### WRITTEN EXERCISE
Pull every line containing "chart" from the entries.

──────────────────────────────

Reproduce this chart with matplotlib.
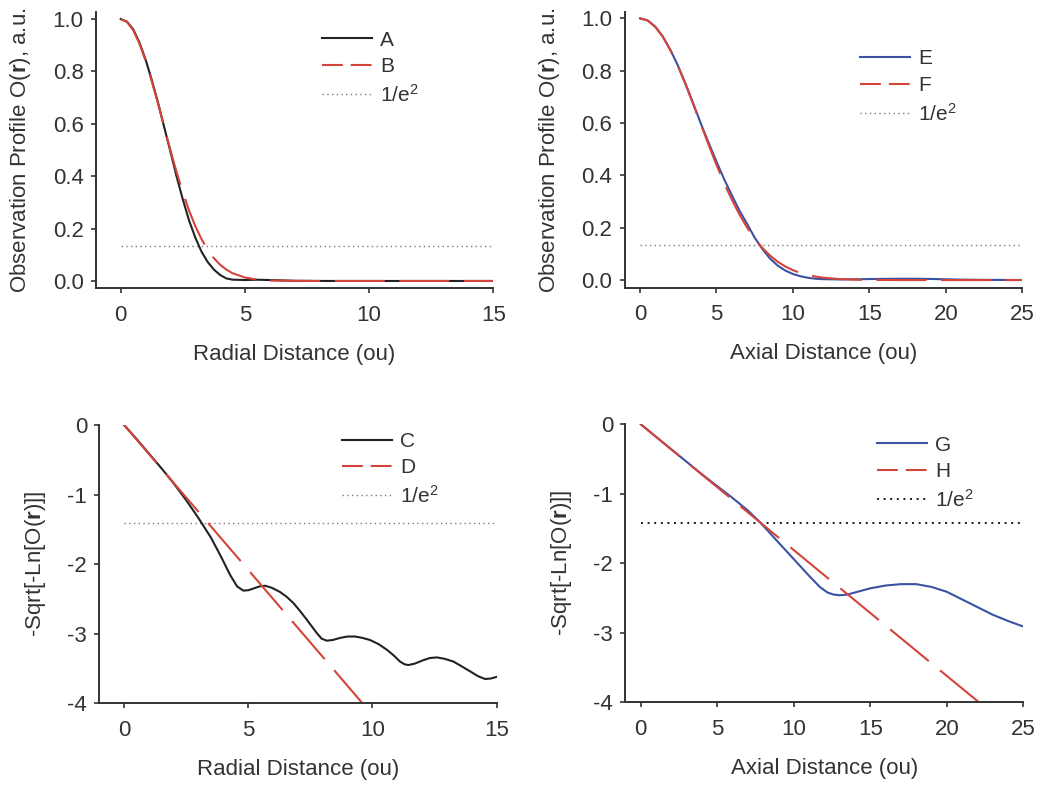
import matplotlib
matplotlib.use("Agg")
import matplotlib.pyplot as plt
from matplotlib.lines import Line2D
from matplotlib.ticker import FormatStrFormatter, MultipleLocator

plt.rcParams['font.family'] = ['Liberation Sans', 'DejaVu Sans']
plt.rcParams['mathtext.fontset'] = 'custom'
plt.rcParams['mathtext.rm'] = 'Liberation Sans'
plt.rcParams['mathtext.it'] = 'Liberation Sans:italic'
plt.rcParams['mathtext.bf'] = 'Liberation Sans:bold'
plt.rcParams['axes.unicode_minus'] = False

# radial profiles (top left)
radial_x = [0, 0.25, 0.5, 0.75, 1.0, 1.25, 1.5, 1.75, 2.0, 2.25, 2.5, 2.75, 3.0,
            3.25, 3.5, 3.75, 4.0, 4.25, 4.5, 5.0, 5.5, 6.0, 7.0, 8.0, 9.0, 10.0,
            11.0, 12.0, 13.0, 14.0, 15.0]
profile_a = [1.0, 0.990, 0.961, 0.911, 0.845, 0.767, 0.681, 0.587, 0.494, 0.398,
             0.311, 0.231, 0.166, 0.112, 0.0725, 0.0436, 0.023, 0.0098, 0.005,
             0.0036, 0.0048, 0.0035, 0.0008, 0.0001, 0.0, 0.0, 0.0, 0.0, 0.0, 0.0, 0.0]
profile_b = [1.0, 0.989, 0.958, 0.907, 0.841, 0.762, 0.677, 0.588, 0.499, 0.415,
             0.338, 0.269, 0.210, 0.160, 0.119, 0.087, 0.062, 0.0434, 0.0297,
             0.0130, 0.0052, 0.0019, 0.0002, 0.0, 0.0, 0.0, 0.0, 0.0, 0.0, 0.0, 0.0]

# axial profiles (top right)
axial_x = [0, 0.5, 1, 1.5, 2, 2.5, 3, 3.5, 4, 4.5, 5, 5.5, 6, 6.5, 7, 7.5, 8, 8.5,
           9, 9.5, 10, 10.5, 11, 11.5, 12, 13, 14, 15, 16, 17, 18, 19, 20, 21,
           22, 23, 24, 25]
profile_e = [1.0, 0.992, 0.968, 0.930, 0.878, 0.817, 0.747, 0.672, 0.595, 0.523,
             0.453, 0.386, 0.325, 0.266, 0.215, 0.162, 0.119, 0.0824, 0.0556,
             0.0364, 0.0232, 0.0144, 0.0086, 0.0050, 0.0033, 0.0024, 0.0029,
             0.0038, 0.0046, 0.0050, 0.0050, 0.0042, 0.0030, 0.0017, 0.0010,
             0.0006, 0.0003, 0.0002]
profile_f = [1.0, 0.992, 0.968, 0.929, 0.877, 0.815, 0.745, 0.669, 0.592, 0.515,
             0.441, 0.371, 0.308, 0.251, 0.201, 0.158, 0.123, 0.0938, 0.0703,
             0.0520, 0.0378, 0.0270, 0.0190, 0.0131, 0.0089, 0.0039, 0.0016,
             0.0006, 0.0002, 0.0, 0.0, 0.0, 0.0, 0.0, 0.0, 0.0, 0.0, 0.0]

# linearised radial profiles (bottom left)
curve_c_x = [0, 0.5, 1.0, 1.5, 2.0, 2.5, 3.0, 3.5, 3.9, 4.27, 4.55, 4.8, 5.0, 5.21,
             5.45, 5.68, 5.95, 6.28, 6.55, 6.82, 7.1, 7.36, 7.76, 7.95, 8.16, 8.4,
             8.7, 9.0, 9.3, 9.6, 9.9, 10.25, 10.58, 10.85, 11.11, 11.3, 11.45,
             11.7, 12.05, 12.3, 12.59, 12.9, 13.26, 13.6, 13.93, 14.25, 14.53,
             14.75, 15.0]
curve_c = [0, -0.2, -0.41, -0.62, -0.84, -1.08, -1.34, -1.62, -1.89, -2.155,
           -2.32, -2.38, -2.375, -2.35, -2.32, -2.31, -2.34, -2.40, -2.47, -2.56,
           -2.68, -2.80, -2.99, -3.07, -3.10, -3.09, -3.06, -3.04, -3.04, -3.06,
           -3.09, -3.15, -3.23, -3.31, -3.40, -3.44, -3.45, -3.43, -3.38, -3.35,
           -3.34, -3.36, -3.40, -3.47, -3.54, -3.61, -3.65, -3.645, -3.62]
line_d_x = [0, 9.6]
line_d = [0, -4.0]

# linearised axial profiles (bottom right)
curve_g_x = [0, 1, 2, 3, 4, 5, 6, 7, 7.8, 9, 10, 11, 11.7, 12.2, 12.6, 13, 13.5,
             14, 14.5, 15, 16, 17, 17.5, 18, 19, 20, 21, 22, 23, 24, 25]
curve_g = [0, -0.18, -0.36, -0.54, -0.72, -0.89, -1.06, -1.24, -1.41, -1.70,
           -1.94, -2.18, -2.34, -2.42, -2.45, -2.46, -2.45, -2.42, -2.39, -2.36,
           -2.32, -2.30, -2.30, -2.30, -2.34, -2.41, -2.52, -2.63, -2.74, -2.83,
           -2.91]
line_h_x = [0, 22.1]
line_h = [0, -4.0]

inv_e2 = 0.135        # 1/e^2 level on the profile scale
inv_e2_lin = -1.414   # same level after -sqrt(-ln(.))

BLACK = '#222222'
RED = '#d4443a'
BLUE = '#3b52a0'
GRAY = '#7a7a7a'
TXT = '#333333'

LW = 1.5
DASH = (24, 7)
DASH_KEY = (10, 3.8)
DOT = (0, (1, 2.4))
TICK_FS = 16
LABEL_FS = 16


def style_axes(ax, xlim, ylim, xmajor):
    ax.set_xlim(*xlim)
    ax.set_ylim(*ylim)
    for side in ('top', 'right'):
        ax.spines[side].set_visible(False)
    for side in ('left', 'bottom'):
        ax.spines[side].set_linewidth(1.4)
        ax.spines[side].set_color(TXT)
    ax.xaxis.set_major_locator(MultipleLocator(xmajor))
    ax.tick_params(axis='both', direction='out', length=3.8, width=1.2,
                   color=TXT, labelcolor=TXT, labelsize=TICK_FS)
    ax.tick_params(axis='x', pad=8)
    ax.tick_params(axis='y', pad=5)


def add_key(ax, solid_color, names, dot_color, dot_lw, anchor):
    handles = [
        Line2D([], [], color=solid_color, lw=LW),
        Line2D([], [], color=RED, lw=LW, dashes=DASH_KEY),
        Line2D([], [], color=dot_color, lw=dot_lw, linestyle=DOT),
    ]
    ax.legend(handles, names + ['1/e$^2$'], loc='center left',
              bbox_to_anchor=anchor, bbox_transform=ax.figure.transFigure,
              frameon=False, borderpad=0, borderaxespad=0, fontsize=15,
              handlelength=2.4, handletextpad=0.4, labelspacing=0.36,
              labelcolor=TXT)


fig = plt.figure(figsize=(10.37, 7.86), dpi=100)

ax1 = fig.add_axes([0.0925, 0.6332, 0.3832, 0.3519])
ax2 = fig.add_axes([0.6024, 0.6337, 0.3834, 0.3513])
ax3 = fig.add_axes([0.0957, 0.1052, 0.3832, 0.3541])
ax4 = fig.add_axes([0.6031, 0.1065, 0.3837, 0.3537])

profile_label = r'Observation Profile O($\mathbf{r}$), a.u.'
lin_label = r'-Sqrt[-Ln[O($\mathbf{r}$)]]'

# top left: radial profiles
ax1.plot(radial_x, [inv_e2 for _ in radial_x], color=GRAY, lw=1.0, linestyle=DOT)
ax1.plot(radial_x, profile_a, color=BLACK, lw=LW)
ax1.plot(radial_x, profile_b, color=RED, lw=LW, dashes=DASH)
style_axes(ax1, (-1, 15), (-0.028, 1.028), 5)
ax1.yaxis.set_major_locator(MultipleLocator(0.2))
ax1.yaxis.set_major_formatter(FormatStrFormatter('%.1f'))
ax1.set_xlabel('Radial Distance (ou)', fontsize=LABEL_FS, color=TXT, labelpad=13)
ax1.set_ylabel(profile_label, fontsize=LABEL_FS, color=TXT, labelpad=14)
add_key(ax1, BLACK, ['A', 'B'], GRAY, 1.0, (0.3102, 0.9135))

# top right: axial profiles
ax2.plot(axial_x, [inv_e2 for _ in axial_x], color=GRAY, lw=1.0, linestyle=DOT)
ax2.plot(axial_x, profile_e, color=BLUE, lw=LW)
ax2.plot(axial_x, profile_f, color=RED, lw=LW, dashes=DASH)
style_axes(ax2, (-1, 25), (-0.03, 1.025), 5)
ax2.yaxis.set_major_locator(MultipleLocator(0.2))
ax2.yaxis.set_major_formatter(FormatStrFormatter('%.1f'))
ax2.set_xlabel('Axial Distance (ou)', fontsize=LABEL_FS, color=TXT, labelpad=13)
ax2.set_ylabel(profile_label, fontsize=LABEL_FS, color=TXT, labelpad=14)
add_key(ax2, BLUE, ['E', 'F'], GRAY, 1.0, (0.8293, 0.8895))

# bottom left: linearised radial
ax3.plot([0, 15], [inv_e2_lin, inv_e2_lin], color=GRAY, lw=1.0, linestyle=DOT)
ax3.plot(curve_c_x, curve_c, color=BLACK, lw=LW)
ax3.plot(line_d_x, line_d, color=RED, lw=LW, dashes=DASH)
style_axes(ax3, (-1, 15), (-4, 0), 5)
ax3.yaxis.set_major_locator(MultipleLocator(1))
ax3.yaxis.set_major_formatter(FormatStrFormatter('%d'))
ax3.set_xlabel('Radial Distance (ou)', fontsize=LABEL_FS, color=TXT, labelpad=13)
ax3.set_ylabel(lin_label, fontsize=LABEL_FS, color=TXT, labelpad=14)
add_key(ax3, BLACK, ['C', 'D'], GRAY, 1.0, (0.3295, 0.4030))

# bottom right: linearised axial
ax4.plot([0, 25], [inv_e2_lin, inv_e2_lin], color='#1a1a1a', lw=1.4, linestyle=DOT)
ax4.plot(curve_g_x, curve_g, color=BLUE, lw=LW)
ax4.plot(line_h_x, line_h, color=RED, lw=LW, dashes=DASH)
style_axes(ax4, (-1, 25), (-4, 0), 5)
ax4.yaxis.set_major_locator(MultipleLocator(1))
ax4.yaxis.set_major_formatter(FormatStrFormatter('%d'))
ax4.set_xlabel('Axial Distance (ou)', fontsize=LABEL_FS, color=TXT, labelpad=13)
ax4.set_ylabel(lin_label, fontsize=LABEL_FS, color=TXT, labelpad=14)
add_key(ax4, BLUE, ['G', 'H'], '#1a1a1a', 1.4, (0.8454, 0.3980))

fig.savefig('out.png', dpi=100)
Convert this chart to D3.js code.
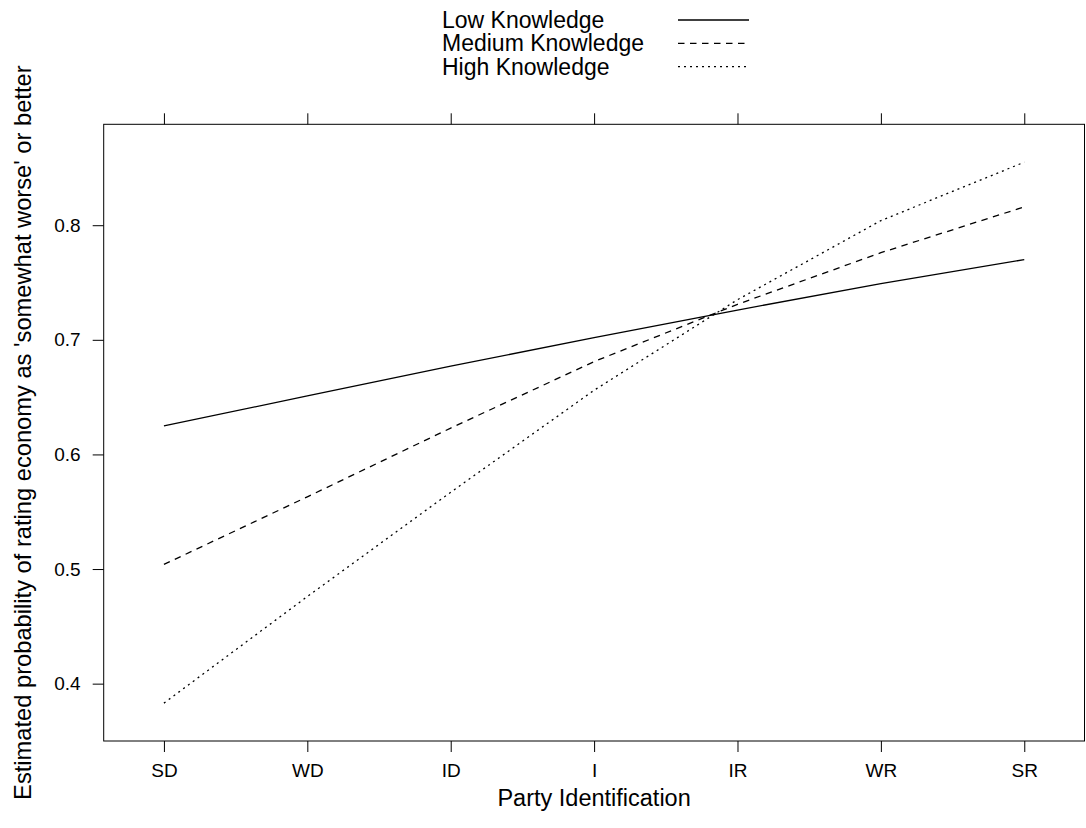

──────────────────────────────

### RESPONSE
Reproduce this chart with matplotlib.
Convert this chart to D3.js code.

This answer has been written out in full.